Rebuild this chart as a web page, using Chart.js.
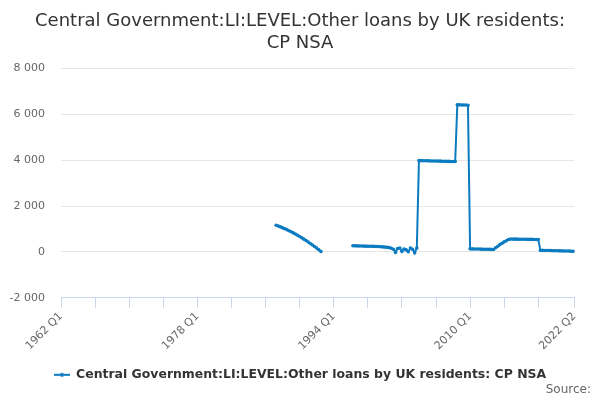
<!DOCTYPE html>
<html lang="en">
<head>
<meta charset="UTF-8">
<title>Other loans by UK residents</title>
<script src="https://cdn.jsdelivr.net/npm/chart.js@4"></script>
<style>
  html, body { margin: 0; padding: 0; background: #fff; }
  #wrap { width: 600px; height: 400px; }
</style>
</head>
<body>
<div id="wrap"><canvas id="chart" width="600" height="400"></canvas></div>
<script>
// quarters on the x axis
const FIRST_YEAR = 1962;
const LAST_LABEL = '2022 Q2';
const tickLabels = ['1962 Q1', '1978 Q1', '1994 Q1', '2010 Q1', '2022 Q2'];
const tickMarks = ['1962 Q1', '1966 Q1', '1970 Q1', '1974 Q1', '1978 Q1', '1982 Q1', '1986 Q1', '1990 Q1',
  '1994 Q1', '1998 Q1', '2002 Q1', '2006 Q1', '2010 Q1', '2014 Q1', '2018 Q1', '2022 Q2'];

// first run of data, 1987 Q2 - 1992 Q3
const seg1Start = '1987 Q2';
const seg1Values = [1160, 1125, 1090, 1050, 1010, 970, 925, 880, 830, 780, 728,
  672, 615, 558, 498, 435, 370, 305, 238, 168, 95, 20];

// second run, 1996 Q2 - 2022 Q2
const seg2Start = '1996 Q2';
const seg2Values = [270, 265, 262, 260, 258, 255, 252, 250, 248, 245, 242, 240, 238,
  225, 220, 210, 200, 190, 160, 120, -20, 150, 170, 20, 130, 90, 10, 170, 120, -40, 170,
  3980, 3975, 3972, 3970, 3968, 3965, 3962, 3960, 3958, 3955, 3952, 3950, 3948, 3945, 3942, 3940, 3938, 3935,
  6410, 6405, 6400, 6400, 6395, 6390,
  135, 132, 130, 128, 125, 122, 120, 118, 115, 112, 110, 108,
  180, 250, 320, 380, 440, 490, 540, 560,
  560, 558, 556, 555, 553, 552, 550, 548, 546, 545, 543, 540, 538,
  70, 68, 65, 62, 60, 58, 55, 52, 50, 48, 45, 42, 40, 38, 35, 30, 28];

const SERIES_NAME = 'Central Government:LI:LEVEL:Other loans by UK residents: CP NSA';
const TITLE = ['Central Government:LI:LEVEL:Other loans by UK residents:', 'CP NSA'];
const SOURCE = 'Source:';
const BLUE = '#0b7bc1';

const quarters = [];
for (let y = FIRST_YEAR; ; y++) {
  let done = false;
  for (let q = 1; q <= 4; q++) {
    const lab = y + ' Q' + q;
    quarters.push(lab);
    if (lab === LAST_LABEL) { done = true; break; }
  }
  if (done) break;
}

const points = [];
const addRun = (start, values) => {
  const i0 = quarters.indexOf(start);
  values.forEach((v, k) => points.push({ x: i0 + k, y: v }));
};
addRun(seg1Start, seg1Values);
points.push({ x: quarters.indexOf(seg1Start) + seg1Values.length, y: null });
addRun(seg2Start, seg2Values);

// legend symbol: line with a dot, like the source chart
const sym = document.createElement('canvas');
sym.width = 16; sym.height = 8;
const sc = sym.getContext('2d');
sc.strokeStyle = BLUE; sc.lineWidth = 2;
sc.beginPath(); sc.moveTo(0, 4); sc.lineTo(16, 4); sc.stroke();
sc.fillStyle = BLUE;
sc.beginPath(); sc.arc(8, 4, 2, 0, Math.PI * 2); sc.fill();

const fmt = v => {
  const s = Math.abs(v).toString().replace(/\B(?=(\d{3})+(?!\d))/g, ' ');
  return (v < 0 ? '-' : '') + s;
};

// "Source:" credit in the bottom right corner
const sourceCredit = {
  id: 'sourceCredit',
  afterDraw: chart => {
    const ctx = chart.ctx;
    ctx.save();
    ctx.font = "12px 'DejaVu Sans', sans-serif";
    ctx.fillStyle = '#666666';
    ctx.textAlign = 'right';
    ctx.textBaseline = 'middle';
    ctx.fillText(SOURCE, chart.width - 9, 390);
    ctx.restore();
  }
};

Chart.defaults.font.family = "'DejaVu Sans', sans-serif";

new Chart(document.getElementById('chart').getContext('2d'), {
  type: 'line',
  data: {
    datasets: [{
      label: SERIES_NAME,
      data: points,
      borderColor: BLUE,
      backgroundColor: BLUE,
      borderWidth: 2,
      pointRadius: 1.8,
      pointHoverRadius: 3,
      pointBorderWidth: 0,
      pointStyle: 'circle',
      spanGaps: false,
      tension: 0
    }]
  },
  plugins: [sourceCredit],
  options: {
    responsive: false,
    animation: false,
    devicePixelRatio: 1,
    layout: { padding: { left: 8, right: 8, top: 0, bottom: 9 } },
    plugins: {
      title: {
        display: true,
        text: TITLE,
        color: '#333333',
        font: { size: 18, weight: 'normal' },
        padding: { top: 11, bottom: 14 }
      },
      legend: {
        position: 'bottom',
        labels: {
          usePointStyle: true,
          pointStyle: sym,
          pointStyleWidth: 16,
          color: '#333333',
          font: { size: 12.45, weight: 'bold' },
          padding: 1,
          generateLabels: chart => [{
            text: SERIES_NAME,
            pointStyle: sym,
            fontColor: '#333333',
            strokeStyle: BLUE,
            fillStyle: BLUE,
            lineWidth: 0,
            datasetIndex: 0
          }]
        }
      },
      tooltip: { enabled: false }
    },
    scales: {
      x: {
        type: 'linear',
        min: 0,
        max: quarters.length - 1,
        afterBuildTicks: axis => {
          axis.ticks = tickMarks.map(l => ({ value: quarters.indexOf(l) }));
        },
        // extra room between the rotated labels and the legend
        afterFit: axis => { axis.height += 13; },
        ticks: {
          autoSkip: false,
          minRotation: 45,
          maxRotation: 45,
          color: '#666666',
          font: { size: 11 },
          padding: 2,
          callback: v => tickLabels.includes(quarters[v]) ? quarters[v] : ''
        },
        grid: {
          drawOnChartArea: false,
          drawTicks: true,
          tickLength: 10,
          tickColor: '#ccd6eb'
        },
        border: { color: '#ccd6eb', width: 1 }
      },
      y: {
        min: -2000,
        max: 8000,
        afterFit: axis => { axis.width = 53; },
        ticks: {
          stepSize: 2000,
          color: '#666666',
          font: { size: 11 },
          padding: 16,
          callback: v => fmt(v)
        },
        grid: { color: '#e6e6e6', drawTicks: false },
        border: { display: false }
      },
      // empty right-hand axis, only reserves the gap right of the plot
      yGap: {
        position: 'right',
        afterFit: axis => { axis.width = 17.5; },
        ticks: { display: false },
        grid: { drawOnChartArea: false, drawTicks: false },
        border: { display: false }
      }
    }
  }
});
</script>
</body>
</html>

→ DIRECTIVE
Repeat the listing above from its first line through the line that contains "const BLUE = '#0b7bc1';", both included, and nothing more. Drop the pictures.

→ PROBLEM SOLUTION
Rebuild this chart as a web page, using Chart.js.
<!DOCTYPE html>
<html lang="en">
<head>
<meta charset="UTF-8">
<title>Other loans by UK residents</title>
<script src="https://cdn.jsdelivr.net/npm/chart.js@4"></script>
<style>
  html, body { margin: 0; padding: 0; background: #fff; }
  #wrap { width: 600px; height: 400px; }
</style>
</head>
<body>
<div id="wrap"><canvas id="chart" width="600" height="400"></canvas></div>
<script>
// quarters on the x axis
const FIRST_YEAR = 1962;
const LAST_LABEL = '2022 Q2';
const tickLabels = ['1962 Q1', '1978 Q1', '1994 Q1', '2010 Q1', '2022 Q2'];
const tickMarks = ['1962 Q1', '1966 Q1', '1970 Q1', '1974 Q1', '1978 Q1', '1982 Q1', '1986 Q1', '1990 Q1',
  '1994 Q1', '1998 Q1', '2002 Q1', '2006 Q1', '2010 Q1', '2014 Q1', '2018 Q1', '2022 Q2'];

// first run of data, 1987 Q2 - 1992 Q3
const seg1Start = '1987 Q2';
const seg1Values = [1160, 1125, 1090, 1050, 1010, 970, 925, 880, 830, 780, 728,
  672, 615, 558, 498, 435, 370, 305, 238, 168, 95, 20];

// second run, 1996 Q2 - 2022 Q2
const seg2Start = '1996 Q2';
const seg2Values = [270, 265, 262, 260, 258, 255, 252, 250, 248, 245, 242, 240, 238,
  225, 220, 210, 200, 190, 160, 120, -20, 150, 170, 20, 130, 90, 10, 170, 120, -40, 170,
  3980, 3975, 3972, 3970, 3968, 3965, 3962, 3960, 3958, 3955, 3952, 3950, 3948, 3945, 3942, 3940, 3938, 3935,
  6410, 6405, 6400, 6400, 6395, 6390,
  135, 132, 130, 128, 125, 122, 120, 118, 115, 112, 110, 108,
  180, 250, 320, 380, 440, 490, 540, 560,
  560, 558, 556, 555, 553, 552, 550, 548, 546, 545, 543, 540, 538,
  70, 68, 65, 62, 60, 58, 55, 52, 50, 48, 45, 42, 40, 38, 35, 30, 28];

const SERIES_NAME = 'Central Government:LI:LEVEL:Other loans by UK residents: CP NSA';
const TITLE = ['Central Government:LI:LEVEL:Other loans by UK residents:', 'CP NSA'];
const SOURCE = 'Source:';
const BLUE = '#0b7bc1';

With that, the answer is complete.